» PROBLEM DETAILS
Reproduce exactly, and nothing else, the lines from the one that contains "Write a component" through the one that contains "import * as". Leave the pictures out.

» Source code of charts
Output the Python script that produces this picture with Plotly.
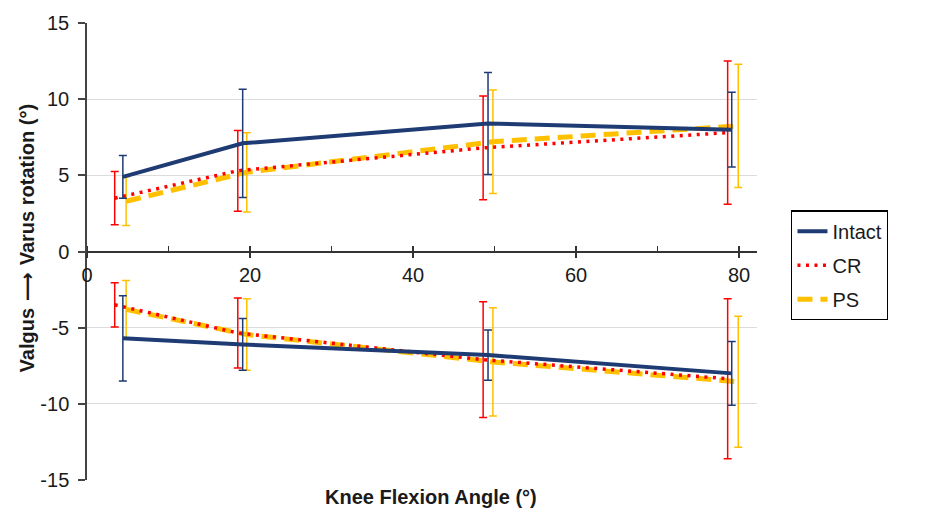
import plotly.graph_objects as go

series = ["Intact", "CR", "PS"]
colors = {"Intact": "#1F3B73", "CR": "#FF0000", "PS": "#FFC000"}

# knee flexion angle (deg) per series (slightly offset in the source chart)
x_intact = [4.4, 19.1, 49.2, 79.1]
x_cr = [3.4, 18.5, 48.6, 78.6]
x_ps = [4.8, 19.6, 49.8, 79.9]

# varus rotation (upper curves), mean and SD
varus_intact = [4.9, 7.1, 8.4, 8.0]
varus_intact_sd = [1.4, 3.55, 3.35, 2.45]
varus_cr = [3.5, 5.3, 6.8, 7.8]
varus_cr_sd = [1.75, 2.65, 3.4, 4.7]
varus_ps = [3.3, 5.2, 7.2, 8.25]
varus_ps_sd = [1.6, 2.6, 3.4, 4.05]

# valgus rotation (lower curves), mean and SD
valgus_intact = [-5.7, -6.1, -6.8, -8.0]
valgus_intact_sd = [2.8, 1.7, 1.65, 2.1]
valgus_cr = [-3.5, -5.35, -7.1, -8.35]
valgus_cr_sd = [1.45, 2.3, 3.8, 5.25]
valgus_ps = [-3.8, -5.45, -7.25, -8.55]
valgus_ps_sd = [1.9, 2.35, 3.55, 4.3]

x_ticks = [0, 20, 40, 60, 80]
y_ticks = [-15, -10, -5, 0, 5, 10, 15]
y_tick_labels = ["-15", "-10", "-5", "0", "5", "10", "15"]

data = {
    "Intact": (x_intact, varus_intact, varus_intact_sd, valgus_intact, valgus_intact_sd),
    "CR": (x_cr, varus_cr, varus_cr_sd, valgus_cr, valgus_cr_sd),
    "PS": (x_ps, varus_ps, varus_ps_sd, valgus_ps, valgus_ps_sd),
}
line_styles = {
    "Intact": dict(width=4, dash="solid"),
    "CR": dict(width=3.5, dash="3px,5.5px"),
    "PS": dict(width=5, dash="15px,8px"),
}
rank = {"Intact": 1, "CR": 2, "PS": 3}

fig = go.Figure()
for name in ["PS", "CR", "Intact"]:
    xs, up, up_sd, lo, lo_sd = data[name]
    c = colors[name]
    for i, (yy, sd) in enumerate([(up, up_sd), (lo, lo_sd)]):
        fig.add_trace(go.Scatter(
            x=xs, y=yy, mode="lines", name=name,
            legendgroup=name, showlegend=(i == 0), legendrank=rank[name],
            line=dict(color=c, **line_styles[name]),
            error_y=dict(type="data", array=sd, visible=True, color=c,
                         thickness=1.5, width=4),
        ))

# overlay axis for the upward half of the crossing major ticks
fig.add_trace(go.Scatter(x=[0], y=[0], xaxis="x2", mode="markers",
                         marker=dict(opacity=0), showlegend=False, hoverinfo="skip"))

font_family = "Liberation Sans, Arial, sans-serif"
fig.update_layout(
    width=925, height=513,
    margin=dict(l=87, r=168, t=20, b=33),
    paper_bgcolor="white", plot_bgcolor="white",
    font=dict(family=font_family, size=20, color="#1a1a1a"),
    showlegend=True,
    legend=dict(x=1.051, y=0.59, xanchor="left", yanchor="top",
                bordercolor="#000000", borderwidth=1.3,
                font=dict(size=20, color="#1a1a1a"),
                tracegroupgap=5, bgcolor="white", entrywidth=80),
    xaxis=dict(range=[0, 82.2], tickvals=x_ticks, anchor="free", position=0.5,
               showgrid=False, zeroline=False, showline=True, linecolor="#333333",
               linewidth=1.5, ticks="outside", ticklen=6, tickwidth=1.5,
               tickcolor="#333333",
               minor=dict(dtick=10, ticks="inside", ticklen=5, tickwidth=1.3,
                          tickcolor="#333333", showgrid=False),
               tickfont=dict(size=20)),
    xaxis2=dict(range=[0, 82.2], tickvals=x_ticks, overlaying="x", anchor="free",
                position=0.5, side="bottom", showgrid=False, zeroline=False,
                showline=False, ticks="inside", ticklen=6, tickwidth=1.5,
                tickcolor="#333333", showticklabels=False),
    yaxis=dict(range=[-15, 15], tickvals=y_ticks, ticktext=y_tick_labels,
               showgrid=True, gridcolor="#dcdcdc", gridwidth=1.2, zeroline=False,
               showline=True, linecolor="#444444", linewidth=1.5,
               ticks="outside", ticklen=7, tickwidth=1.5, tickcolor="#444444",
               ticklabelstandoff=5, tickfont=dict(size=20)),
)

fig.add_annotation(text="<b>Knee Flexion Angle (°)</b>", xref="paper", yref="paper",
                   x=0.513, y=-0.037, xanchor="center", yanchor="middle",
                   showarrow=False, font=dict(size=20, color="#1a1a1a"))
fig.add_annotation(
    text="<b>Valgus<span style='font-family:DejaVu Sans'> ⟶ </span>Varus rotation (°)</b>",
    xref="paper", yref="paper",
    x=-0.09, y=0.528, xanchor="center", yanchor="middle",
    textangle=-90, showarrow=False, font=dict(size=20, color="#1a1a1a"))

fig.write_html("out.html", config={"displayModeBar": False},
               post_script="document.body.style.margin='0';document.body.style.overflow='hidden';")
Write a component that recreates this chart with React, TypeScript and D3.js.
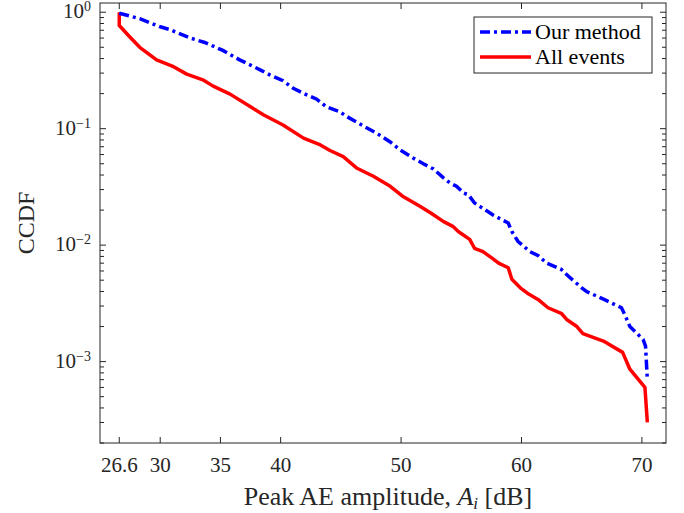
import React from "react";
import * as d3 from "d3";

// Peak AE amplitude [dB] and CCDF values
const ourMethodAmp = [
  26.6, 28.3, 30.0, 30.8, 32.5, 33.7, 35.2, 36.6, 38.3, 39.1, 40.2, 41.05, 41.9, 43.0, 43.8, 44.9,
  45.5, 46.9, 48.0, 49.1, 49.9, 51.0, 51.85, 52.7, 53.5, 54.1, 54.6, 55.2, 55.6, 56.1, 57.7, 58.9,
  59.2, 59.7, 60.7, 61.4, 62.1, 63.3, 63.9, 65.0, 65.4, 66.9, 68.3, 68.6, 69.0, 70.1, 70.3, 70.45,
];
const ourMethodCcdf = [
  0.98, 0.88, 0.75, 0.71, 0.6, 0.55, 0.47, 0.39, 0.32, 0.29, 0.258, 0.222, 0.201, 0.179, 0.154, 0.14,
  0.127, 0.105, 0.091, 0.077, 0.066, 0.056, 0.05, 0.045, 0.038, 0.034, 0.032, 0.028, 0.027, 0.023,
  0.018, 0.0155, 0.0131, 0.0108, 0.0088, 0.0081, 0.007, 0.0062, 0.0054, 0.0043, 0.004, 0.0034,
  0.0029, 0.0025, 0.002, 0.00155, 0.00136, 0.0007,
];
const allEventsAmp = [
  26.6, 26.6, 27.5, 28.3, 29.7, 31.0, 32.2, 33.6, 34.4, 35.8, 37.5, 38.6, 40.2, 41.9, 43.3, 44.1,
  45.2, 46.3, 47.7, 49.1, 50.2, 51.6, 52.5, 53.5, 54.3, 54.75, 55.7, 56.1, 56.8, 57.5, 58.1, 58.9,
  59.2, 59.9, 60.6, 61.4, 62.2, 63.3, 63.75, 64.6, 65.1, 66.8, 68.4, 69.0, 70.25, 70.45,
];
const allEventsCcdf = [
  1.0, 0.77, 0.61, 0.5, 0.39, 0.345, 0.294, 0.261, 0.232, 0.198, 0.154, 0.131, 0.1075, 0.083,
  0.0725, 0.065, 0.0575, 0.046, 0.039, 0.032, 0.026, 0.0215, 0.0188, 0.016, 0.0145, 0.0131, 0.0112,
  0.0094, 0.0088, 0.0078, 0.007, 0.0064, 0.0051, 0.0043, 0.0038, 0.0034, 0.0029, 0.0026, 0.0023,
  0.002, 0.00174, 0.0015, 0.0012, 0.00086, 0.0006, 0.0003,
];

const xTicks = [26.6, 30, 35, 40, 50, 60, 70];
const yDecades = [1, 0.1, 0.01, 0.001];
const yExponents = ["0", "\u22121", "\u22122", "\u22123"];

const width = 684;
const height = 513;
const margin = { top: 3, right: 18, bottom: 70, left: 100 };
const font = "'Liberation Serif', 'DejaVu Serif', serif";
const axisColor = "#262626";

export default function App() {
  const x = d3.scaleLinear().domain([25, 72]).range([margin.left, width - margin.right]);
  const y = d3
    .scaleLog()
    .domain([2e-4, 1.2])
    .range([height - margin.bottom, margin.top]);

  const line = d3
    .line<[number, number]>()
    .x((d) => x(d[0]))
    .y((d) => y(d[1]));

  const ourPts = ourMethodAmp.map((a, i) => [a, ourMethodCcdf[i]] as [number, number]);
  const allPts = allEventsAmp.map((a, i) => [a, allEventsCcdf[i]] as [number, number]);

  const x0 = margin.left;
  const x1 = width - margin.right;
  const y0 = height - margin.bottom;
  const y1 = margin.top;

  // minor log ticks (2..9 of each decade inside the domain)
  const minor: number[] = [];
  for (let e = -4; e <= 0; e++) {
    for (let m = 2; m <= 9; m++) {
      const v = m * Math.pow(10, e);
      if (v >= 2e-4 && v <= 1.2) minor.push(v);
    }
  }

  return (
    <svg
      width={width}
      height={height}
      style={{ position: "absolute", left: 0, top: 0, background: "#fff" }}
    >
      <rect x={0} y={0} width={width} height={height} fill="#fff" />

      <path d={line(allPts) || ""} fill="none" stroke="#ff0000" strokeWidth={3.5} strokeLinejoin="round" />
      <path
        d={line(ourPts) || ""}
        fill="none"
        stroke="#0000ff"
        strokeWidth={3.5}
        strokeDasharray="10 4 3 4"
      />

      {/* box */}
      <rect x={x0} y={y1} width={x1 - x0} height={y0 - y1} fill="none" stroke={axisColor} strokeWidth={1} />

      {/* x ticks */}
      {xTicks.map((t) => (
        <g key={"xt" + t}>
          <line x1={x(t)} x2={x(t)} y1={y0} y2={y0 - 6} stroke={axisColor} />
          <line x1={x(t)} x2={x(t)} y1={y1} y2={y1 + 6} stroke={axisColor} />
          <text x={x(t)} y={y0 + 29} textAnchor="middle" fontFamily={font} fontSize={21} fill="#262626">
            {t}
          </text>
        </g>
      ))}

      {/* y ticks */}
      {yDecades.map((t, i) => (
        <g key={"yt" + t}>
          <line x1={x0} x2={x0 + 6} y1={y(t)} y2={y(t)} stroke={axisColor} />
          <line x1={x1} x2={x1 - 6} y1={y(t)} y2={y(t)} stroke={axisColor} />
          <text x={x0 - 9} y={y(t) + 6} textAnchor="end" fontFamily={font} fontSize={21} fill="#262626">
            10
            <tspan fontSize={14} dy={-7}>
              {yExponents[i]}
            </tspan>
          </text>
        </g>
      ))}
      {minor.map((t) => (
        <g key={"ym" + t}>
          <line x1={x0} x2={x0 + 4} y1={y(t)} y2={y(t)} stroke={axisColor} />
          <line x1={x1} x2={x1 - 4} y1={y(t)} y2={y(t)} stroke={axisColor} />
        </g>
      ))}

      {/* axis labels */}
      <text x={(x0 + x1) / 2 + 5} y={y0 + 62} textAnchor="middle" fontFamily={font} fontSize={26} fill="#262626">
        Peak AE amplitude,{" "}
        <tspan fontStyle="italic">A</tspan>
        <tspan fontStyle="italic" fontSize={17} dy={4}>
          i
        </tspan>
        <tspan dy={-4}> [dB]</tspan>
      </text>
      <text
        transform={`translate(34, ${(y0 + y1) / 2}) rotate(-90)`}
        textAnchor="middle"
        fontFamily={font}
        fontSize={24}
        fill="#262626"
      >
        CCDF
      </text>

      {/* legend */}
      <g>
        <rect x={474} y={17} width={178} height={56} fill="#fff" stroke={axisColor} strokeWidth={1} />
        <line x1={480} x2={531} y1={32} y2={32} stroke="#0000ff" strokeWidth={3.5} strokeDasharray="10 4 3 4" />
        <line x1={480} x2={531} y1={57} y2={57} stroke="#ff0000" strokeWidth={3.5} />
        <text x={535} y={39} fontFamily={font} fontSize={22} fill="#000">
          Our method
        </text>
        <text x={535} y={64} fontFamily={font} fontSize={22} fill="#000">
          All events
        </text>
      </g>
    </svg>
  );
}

» ANSWER IN FULL
Write a component that recreates this chart with React, TypeScript and D3.js.
import React from "react";
import * as d3 from "d3";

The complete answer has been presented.